Occasion for this kudos-conferring was a performance by the Philadelphia Orchestra of Mahler's weird, nostalgic Das Lied -von der Erde, a symphonic song cycle for tenor, contralto and orchestra, based on Chinese poems. While Ormandy (with Charles Kullmann and Enid Szantho as soloists) was earning his medal in Philadelphia, slippery-skulled Conductor Dmitri Mitropoulos was introducing Minneapolis to the fantastic orchestral tints of Mahler's First Symphony. Critical Philadelphians applauded politely but 4,000 Minneapolitans sat on the edges of their seats, howled enthusiasm, left Northrop Memorial Auditorium in a daze.

Mahler, like his contemporary Dostoyevsky, had a strong sense of human helplessness and tragedy. Like Contemporaries Nietzsche and van Gogh, Mahler had a vivid poetic imagination. World-famous during his lifetime as a conductor (in Europe and, for a short time, at Manhattan's Metropolitan Opera House), Mahler knew his orchestra as few composers do, wrote for it with telling originality, getting new effects by combining instruments in novel ways. Like Bruckner, he had grandiose ideas, and often strove to get a whole apocalypse into a single symphony. His Eighth Symphony, introduced to the U. S. by Leopold Stokowski in 1916, is probably the world's largest symphonic work, demands an orchestra of over 100 musicians, a chorus of nearly 1,000, lasts over two hours. The brooding melancholy of his music gets many a listener down; a rude critic has declared that Mahler saw the worm in every apple. Those who feel that worms are natural and to be expected usually like him.
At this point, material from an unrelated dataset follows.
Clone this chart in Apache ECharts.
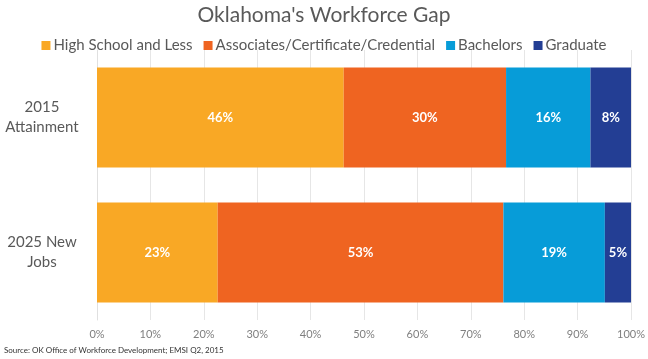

A Bohemian Jew by birth, Mahler studied music in Vienna, was converted to Catholicism, later evolved a pantheistic faith of his own. His childhood was spent in a little country town where bugle calls from a neighboring barracks gave him a curious affection for military tunes. He once stated his Freudian belief that only childhood experiences are useful to an artist.

As a conductor Mahler was of the same stripe as Toscanini. He was a tyrannical perfectionist, and his tantrums at Manhattan's Met are said to have brought on the breakdown which led to his death. Though his music is still infrequently performed in the U. S.,-and Adolf Hitler has forbidden its performance in Aryan Germany, most of his fellow-Viennese class him with Beethoven.

* Two of Mahler's large symphonic works are available for the phonograph, both recorded from concert performances: Das Lied von der Erde and Second ("Resurrection") Symphony.